» What this task involves
Using the listing below, please print exactly the lines from the one with "Generate a web" through the one with "height = 807;". Leave out every picture.

» Extracted material

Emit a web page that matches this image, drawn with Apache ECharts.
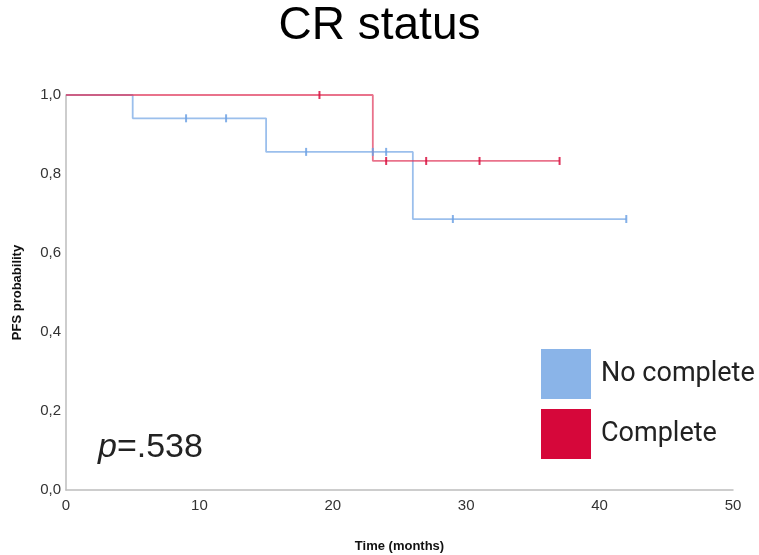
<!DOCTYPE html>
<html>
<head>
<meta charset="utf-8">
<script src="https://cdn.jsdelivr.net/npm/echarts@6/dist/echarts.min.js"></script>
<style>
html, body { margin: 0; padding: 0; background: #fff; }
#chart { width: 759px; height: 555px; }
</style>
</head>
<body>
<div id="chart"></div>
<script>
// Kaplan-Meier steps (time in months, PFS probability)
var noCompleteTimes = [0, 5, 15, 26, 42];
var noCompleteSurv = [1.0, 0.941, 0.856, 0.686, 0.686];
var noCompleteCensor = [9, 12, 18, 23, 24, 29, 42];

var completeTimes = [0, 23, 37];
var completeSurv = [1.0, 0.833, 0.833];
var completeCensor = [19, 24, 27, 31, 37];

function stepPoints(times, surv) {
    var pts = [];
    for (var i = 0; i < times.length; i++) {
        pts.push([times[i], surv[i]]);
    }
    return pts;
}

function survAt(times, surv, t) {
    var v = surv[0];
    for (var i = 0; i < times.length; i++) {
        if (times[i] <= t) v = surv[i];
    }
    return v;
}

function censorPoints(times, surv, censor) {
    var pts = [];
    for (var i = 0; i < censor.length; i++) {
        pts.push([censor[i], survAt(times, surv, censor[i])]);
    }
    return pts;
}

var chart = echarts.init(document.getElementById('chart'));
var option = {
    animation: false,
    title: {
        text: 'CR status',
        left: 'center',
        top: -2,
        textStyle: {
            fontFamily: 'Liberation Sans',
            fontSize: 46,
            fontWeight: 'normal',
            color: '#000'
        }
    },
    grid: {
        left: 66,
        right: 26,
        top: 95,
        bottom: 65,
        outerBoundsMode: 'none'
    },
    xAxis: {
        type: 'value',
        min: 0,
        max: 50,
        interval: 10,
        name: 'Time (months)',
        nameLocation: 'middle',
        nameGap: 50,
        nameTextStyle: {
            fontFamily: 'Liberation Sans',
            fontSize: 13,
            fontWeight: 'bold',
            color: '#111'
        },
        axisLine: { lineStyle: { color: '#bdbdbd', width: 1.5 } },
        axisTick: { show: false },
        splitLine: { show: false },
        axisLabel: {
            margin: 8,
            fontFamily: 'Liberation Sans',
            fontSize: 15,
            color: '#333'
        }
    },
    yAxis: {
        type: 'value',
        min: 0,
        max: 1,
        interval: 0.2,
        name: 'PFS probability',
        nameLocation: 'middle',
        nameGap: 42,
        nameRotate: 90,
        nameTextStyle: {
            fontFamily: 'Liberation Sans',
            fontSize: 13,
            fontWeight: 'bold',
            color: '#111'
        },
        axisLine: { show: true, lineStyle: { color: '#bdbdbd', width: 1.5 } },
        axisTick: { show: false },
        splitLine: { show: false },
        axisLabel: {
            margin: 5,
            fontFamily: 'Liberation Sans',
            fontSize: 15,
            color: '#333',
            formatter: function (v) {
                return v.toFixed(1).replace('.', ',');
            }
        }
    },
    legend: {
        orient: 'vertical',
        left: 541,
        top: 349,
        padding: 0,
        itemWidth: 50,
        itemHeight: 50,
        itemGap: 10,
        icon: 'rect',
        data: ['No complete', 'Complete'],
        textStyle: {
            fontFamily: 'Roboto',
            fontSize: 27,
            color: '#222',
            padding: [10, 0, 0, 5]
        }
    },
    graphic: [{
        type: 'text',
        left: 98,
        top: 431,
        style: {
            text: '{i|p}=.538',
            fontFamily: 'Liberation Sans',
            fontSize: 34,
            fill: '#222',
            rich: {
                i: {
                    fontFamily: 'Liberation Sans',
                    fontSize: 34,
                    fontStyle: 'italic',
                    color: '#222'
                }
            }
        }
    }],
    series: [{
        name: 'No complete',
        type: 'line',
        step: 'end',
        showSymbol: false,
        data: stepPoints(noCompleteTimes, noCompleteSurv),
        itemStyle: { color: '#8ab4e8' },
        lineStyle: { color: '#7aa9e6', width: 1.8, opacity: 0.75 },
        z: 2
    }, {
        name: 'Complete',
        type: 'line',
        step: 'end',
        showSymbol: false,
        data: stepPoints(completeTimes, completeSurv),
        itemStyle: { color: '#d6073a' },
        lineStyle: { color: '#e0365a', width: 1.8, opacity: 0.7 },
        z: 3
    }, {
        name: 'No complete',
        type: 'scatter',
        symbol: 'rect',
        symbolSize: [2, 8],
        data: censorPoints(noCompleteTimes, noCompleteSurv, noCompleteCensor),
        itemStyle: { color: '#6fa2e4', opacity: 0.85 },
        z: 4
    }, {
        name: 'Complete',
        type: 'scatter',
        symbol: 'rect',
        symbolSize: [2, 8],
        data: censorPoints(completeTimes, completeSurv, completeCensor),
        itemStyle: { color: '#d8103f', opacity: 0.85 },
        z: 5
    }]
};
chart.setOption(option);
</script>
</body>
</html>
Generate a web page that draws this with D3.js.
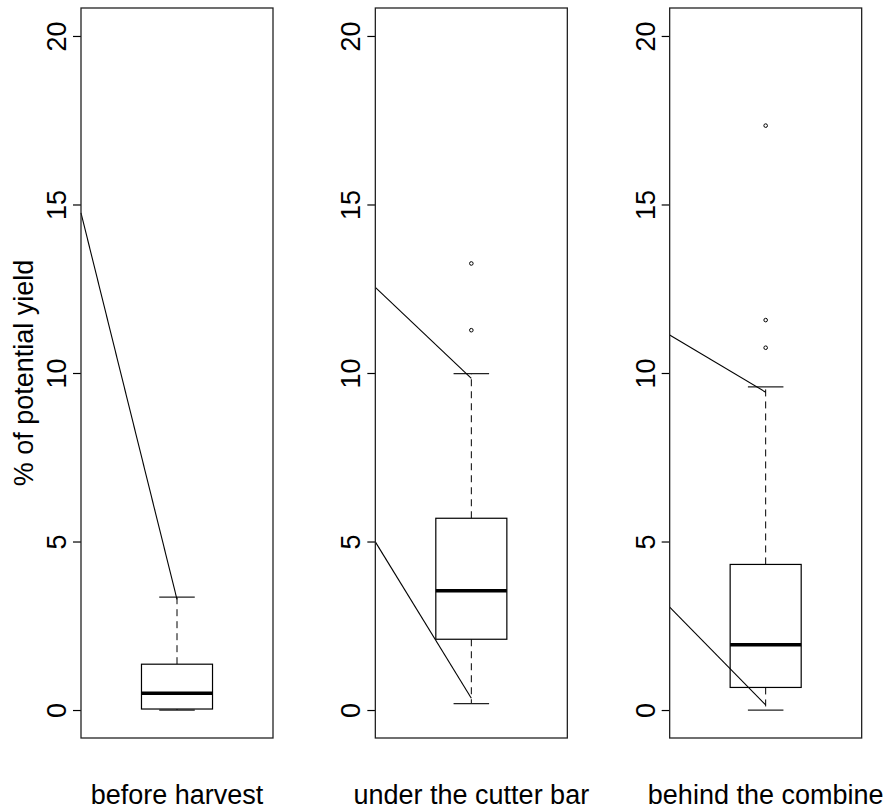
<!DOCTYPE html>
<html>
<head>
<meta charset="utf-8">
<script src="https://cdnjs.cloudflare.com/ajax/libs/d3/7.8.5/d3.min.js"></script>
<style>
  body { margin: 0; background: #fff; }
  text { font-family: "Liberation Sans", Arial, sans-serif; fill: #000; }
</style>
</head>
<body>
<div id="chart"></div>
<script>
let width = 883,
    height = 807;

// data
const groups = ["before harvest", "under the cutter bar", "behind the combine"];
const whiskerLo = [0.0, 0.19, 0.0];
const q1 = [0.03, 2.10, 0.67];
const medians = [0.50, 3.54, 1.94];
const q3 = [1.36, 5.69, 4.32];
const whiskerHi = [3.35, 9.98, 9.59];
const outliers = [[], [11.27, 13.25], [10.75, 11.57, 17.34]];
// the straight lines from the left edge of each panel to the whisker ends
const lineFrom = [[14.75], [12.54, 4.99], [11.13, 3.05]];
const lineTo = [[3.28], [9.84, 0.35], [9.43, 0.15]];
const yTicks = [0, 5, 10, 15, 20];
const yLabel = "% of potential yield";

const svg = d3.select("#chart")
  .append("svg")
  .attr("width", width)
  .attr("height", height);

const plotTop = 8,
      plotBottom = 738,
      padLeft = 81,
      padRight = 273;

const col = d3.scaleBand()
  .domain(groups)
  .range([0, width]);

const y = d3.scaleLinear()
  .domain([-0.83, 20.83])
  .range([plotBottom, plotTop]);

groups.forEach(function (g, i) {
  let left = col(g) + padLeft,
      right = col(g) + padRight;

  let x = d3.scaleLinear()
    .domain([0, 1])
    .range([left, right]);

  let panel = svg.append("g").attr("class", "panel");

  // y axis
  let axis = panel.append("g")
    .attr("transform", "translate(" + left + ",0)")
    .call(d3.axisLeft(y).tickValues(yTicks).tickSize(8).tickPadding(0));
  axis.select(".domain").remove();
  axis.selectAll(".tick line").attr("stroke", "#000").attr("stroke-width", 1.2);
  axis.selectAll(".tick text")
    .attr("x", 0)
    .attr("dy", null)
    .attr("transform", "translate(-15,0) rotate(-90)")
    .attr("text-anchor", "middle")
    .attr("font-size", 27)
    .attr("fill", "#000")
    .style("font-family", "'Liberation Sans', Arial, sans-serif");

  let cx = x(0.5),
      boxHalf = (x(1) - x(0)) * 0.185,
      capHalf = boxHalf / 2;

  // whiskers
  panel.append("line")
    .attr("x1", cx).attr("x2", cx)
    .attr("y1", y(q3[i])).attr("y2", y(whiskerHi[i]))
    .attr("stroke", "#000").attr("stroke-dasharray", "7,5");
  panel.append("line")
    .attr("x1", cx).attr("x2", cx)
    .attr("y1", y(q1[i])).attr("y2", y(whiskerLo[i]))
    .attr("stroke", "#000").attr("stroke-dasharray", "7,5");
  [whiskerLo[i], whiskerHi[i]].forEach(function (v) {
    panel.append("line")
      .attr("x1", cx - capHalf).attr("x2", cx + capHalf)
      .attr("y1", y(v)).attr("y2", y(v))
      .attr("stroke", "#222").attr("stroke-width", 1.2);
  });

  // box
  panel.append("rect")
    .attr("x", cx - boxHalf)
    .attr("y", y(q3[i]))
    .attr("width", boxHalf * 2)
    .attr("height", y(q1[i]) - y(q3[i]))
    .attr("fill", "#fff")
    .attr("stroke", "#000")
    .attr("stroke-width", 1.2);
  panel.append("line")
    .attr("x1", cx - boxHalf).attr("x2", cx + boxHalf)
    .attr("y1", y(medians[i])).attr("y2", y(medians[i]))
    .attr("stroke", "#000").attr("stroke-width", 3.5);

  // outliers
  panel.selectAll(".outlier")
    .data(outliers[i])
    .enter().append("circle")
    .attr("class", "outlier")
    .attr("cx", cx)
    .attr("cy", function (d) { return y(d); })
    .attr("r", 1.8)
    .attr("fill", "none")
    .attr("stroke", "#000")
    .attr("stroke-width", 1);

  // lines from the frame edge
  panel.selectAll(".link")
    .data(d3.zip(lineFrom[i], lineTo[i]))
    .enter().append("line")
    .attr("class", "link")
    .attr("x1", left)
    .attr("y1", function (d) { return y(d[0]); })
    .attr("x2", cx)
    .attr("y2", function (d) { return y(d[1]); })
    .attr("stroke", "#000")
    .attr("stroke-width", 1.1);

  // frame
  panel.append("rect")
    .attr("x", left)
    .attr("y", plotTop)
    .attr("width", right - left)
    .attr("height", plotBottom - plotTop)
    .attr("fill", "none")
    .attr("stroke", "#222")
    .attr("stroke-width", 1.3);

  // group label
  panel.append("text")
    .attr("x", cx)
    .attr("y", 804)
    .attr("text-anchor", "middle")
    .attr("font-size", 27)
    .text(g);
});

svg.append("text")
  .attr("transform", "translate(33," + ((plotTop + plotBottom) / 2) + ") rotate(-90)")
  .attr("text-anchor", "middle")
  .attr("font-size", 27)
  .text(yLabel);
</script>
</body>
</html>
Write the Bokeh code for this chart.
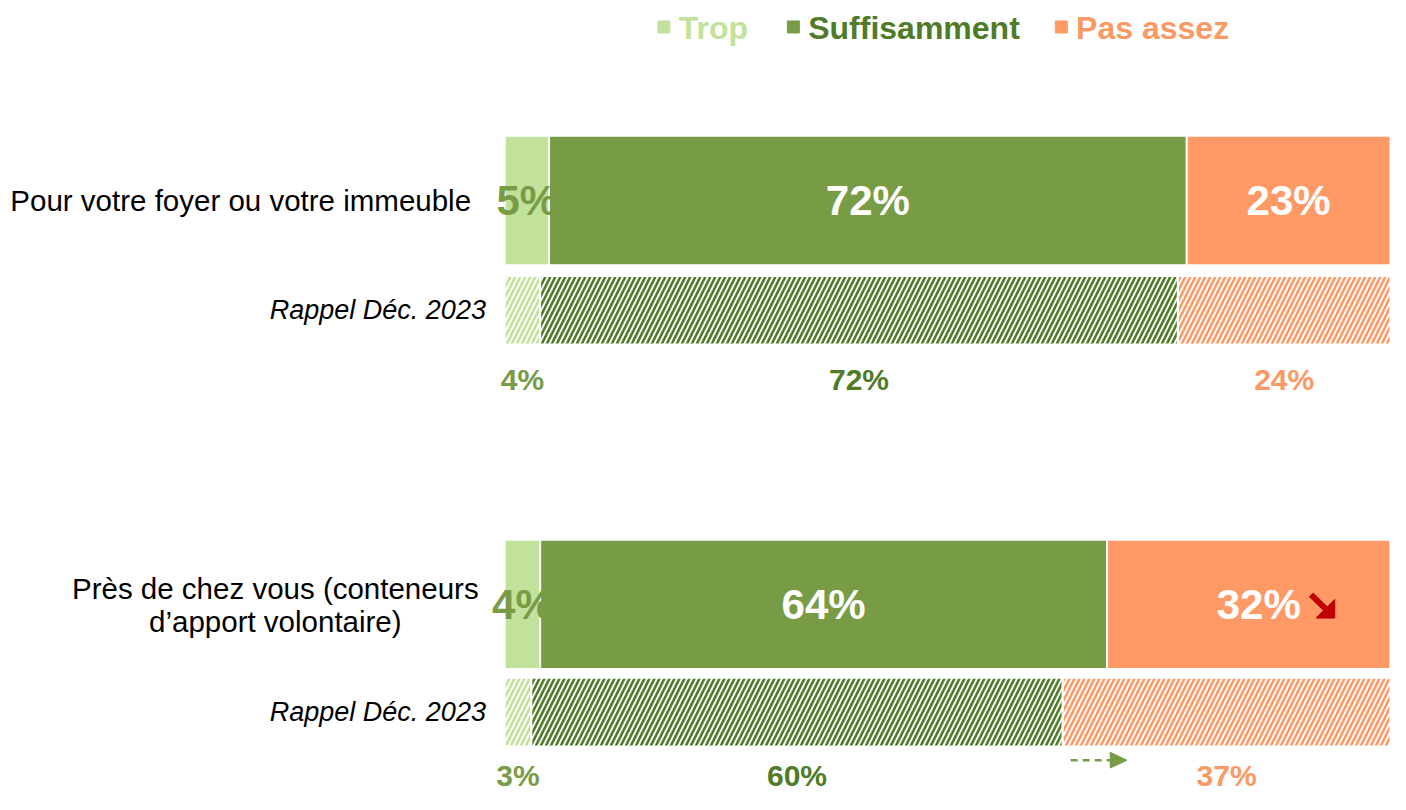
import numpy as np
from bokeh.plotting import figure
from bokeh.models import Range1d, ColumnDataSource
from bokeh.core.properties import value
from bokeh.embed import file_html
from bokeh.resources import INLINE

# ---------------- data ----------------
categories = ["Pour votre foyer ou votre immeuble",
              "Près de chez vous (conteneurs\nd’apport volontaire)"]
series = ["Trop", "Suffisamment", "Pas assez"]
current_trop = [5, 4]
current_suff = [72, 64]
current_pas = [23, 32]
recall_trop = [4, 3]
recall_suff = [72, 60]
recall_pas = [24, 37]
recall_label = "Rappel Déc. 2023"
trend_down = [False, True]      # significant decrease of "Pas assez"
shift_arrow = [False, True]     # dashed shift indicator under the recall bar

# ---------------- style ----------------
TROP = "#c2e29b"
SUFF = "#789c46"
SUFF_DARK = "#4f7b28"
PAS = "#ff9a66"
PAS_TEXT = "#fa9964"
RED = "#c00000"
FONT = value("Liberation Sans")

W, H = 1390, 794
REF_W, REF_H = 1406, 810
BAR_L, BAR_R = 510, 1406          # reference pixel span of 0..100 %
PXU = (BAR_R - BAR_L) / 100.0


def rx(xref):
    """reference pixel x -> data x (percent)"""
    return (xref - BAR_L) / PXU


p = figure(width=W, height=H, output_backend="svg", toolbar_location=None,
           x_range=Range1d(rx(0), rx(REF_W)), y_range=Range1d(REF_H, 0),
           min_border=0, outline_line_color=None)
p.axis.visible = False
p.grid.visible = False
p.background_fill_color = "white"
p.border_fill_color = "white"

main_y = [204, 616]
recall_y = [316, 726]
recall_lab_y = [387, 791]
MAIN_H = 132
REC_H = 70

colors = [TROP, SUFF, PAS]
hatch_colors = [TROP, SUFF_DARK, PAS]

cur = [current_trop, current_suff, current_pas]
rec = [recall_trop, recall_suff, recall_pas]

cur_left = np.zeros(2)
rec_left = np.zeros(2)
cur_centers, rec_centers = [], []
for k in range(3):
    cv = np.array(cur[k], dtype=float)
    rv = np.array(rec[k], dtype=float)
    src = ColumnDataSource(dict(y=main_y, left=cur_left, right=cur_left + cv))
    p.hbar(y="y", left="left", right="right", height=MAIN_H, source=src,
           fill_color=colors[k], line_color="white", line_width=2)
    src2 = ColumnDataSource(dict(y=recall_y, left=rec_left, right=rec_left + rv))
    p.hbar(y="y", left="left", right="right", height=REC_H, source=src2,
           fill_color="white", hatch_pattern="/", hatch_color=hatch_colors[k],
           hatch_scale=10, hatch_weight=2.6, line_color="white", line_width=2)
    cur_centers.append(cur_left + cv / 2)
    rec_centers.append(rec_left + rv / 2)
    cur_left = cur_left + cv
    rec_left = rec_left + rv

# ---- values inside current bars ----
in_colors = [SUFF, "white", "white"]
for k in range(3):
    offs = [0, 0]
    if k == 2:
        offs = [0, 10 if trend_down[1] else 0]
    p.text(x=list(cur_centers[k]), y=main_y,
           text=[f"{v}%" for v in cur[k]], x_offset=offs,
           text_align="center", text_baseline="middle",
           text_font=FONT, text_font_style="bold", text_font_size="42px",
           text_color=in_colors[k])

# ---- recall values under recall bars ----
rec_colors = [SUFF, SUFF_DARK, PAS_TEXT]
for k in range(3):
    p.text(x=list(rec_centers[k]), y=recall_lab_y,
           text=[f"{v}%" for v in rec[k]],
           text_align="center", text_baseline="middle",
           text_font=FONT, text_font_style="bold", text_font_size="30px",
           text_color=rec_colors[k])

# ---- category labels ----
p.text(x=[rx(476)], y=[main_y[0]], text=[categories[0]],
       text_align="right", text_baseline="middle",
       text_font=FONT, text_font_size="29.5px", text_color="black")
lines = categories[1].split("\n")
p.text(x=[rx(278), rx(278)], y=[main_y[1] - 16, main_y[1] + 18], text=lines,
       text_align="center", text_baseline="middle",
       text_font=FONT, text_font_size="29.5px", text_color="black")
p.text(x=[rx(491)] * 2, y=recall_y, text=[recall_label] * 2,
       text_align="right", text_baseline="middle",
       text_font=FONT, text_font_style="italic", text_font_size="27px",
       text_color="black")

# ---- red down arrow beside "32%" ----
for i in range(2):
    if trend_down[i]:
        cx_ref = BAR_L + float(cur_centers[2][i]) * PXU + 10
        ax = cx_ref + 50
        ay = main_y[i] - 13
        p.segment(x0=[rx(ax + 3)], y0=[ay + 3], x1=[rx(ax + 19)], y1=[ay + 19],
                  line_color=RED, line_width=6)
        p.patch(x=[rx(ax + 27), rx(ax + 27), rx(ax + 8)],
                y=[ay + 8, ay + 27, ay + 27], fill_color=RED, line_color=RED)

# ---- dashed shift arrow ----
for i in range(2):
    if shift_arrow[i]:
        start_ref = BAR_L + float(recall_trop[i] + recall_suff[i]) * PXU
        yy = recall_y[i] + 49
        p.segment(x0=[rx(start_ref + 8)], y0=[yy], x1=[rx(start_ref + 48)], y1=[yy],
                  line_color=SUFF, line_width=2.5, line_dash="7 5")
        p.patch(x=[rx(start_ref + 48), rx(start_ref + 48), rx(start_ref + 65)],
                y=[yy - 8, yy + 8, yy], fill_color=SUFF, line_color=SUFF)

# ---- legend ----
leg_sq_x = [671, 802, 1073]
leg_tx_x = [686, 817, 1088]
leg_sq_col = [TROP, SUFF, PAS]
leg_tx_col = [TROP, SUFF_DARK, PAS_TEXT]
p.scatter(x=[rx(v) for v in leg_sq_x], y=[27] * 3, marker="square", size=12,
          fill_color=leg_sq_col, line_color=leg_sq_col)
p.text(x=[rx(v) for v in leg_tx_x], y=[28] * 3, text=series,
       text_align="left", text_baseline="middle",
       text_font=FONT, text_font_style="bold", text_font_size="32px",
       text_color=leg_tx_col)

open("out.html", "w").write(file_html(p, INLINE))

» Exercise answer
Generate a web page that draws this with D3.js.
<!DOCTYPE html>
<html>
<head>
<meta charset="utf-8">
<script src="https://cdnjs.cloudflare.com/ajax/libs/d3/7.8.5/d3.min.js"></script>
<style>
  body { margin: 0; background: #fff; }
  text { font-family: "Liberation Sans", Arial, sans-serif; fill: #000; }
</style>
</head>
<body>
<div id="chart"></div>
<script>
let width = 883,
    height = 807;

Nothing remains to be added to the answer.